The mandate of the PG&T is to:
- Protect the legal and financial interests of children under the age of 19 years;
- Protect the legal, financial, personal and health care interests of adults who require assistance in decision making; and
- Administer the estates of deceased and missing persons.
The PG&T will consider taking on the role of litigation guardian only when:
- No other suitable person is willing to step in as litigation guardian;
- The incapable adult or infant has a viable claim which is a claim that has a realistic prospect of recovering damages and costs;
- There is outside counsel prepared to act in the case; and
- The PG&T has no conflict of interest.
One of the keys in having the PG&T act on behalf of an infant or incapable person is having funding available for outside counsel to represent the litigant. This means that the infant or incapable person must have some access to his or her own funds, or be represented on a contingency basis, or have other means of funding the litigation before the PG&T acts.

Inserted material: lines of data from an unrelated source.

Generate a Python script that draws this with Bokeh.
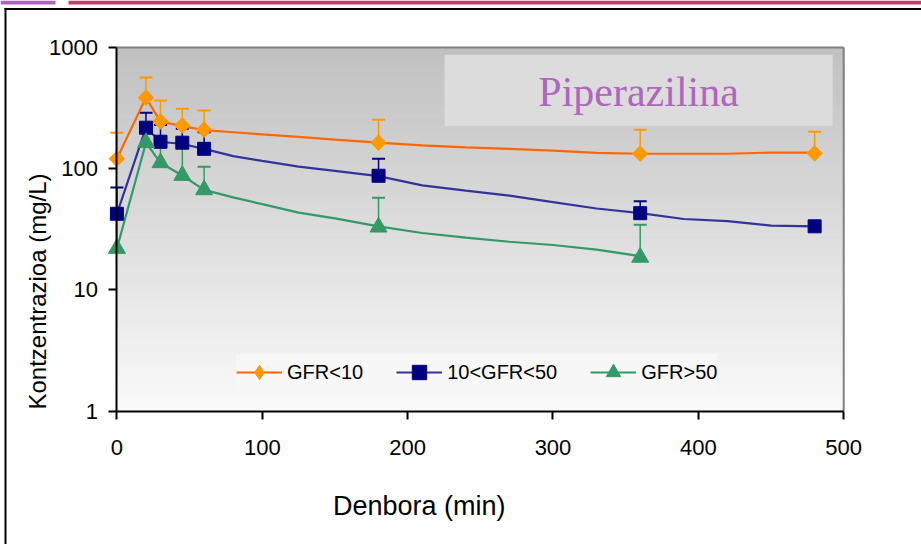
import numpy as np
from bokeh.plotting import figure
from bokeh.models import (Range1d, FixedTicker, Whisker, TeeHead, ColumnDataSource,
                          Legend, LegendItem, BoxAnnotation, Label, PolyAnnotation)
from bokeh.embed import file_html
from bokeh.resources import INLINE

# ---------------- data ----------------
t_obs = [0, 20, 30, 45, 60, 180, 360, 480]
gfr10_obs = [121, 386, 245, 227, 210, 164, 133, 134]
gfr10_err_top = [198, 565, 365, 313, 302, 254, 210, 202]

gfr1050_obs = [42.5, 218, 167, 164, 146, 87.5, 43, 33.5]
gfr1050_err_top = [70, 290, 230, 214, 200, 121, 54, 35.5]

t_obs_g = [0, 20, 30, 45, 60, 180, 360]
gfr50_obs = [22, 164, 112, 88, 67, 33, 18.6]
gfr50_err_top = [40, 200, 150, 150, 104, 57.6, 34.5]

t_curve = [0, 20, 30, 45, 60, 80, 100, 125, 150, 180, 210, 240, 270, 300, 330, 360, 390, 420, 450, 480]
gfr10_curve = [121, 386, 245, 225, 208, 200, 192, 183, 174, 164, 156, 150, 146, 141, 135, 133, 133, 133, 136, 136]
gfr1050_curve = [42.5, 218, 167, 160, 146, 127, 116, 104, 96, 87, 73, 66, 60, 53, 47, 43, 38.5, 37, 34, 33.5]
t_curve_g = [0, 20, 30, 45, 60, 80, 100, 125, 150, 180, 210, 240, 270, 300, 330, 360]
gfr50_curve = [22, 164, 112, 88, 67, 58, 51, 43.5, 39, 33.5, 29.5, 27, 25, 23.5, 21.5, 19]

series_labels = ["GFR<10", "10<GFR<50", "GFR>50"]
x_ticks = [0, 100, 200, 300, 400, 500]
y_ticks = [1, 10, 100, 1000]
y_tick_labels = ["1", "10", "100", "1000"]
title_text = "Piperazilina"
x_label = "Denbora (min)"
y_label = "Kontzentrazioa (mg/L)"

# ---------------- figure ----------------
W, H = 921, 544
x_min, x_max = 0, 500
y_min, y_max = 1, 1000
FONT = "Liberation Sans"
PX_X = 1.4536            # px per minute
PX_DEC = 121.23          # px per decade
X0_PX, Y1_PX = 116.4, 410.7   # page position of x=0 and y=1

x_lo = -X0_PX / PX_X
x_hi = (W - X0_PX) / PX_X
y_lo = 10 ** (-(H - Y1_PX) / PX_DEC)
y_hi = 10 ** (Y1_PX / PX_DEC)

p = figure(width=W, height=H,
           x_range=Range1d(x_lo, x_hi), y_range=Range1d(y_lo, y_hi),
           y_axis_type="log", output_backend="svg", toolbar_location=None,
           min_border_left=0, min_border_right=0, min_border_top=0, min_border_bottom=0)
p.background_fill_color = "white"
p.border_fill_color = "white"
p.outline_line_color = None
p.xgrid.visible = False
p.ygrid.visible = False

# gradient plot-area background
n = 120
edges = np.logspace(np.log10(y_min), np.log10(y_max), n + 1)
mids = np.sqrt(edges[:-1] * edges[1:])
frac = np.log10(mids) / np.log10(y_max)
shade = (250 - (250 - 192) * frac).round().astype(int)
cols = ["#%02x%02x%02x" % (s, s, s) for s in shade]
p.quad(left=x_min, right=x_max, bottom=edges[:-1], top=edges[1:],
       fill_color=cols, line_color=cols, line_width=1, level="image")

# plot-area borders: top/right grey
p.segment(x0=[x_min, x_max], y0=[y_max, y_min], x1=[x_max, x_max], y1=[y_max, y_max],
          line_color="#808080", line_width=2, level="image")

# title box
p.add_layout(BoxAnnotation(left=225.4, right=492.4, top=870, bottom=225,
                           fill_color="#dcdcdc", fill_alpha=1, line_color=None, level="underlay"))
p.add_layout(Label(x=(225.4 + 492.4) / 2, y=430, text=title_text, text_align="center",
                   text_baseline="alphabetic", text_font="Liberation Serif",
                   text_font_size="42px", text_color="#B065BE"))

# slide decorations (screen units, origin bottom-left)
def poly(xs, ys, color):
    p.add_layout(PolyAnnotation(xs=xs, ys=ys, xs_units="screen", ys_units="screen",
                                fill_color=color, fill_alpha=1, line_color=None, level="overlay"))

poly([0, 55, 55, 0], [H, H, H - 4, H - 4], "#AE63BF")
poly([68, W, W, 68], [H, H, H - 4, H - 4], "#C0406A")
poly([4, W, W, 4], [H - 7.5, H - 7.5, H - 9.5, H - 9.5], "black")
poly([4, 6, 6, 4], [H - 7.5, H - 7.5, 0, 0], "black")

# error bars
def add_err(xs, ys, tops, color):
    src = ColumnDataSource(dict(x=xs, base=ys, upper=tops))
    w = Whisker(source=src, base="x", lower="base", upper="upper", dimension="height",
                line_color=color, line_width=1.5,
                upper_head=TeeHead(size=13, line_color=color, line_width=2),
                lower_head=None, level="underlay")
    p.add_layout(w)

add_err(t_obs, gfr10_obs, gfr10_err_top, "#FF9900")
add_err(t_obs, gfr1050_obs, gfr1050_err_top, "#000080")
add_err(t_obs_g, gfr50_obs, gfr50_err_top, "#339966")

# lines
l1 = p.line(t_curve, gfr10_curve, line_color="#FF6600", line_width=2.2)
l2 = p.line(t_curve, gfr1050_curve, line_color="#333399", line_width=2.2)
l3 = p.line(t_curve_g, gfr50_curve, line_color="#339966", line_width=2.2)

# markers (a diamond under each rotated square gives the legend its diamond)
m1_leg = p.scatter(t_obs, gfr10_obs, marker="diamond", size=12,
                   fill_color="#FF9900", line_color="#FF9900")
m1 = p.scatter(t_obs, gfr10_obs, marker="square", angle=np.pi / 4, size=11,
               fill_color="#FF9900", line_color="#FF9900")
m2 = p.scatter(t_obs, gfr1050_obs, marker="square", size=13,
               fill_color="#000080", line_color="#000080")
m3 = p.scatter(t_obs_g, gfr50_obs, marker="triangle", size=17,
               fill_color="#339966", line_color="#339966")

# axes (placed at x=0 / y=1 inside the full-canvas frame)
for ax in (p.xaxis[0], p.yaxis[0]):
    ax.axis_line_color = "black"
    ax.axis_line_width = 2
    ax.major_tick_line_color = "black"
    ax.major_tick_line_width = 2
    ax.major_tick_out = 8
    ax.major_tick_in = 0
    ax.minor_tick_line_color = None
    ax.major_label_text_font = FONT
    ax.major_label_text_font_size = "22px"
    ax.major_label_text_color = "black"

p.xaxis.ticker = FixedTicker(ticks=x_ticks)
p.xaxis.bounds = (x_min, x_max)
p.xaxis.fixed_location = y_min
p.xaxis.major_label_standoff = 21

p.yaxis.ticker = FixedTicker(ticks=y_ticks)
p.yaxis.major_label_overrides = {float(t): s for t, s in zip(y_ticks, y_tick_labels)}
p.yaxis.bounds = (y_min, y_max)
p.yaxis.fixed_location = x_min
p.yaxis.major_label_standoff = 11

# axis titles
p.add_layout(Label(x=208, y=H - 505, x_units="data", y_units="screen", text=x_label,
                   text_align="center", text_baseline="middle", text_font=FONT,
                   text_font_size="27px", text_color="black"))
p.add_layout(Label(x=37, y=9.71, x_units="screen", y_units="data", text=y_label,
                   angle=np.pi / 2, text_align="center", text_baseline="middle",
                   text_font=FONT, text_font_size="24px", text_color="black"))

legend = Legend(items=[LegendItem(label=series_labels[0], renderers=[l1, m1_leg]),
                       LegendItem(label=series_labels[1], renderers=[l2, m2]),
                       LegendItem(label=series_labels[2], renderers=[l3, m3])],
                orientation="horizontal", location=(236, H - 390), margin=0,
                glyph_width=46, glyph_height=36, label_standoff=5, spacing=33, padding=8,
                background_fill_color="#f7f7f7", background_fill_alpha=1,
                border_line_color=None, label_text_font=FONT, label_text_font_size="20px",
                label_text_color="black")
p.add_layout(legend)

open("out.html", "w").write(file_html(p, INLINE))
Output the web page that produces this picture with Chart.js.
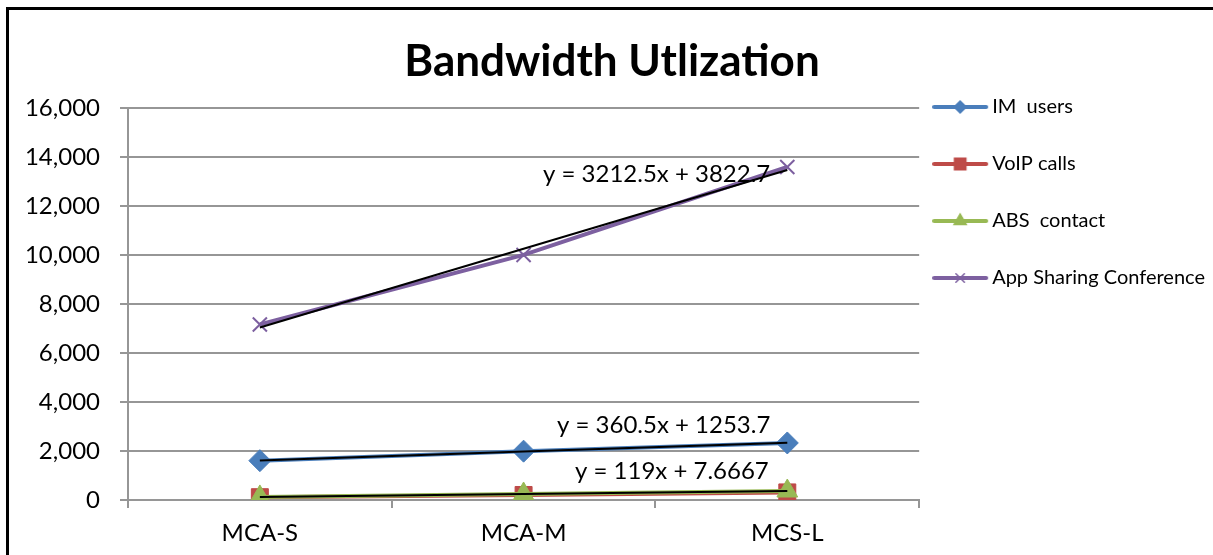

The exact methods of this funding will be discussed in a future blog.
If there is a desire to have the PG&T act as litigation guardian in any litigation, the PG&T’s office should be contacted as soon as possible in the litigation process so that their position is clearly set out.
The role of a litigation guardian in any litigation is an important one. Courts want to ensure that litigants that do not have legal capacity are properly represented in a proceeding and that their interests are properly advanced. The PG&T is there to take on this role if there are no appropriate individuals (such as family members) who are able and willing to act in this capacity. However, the PG&T will only step in when the above criteria is met.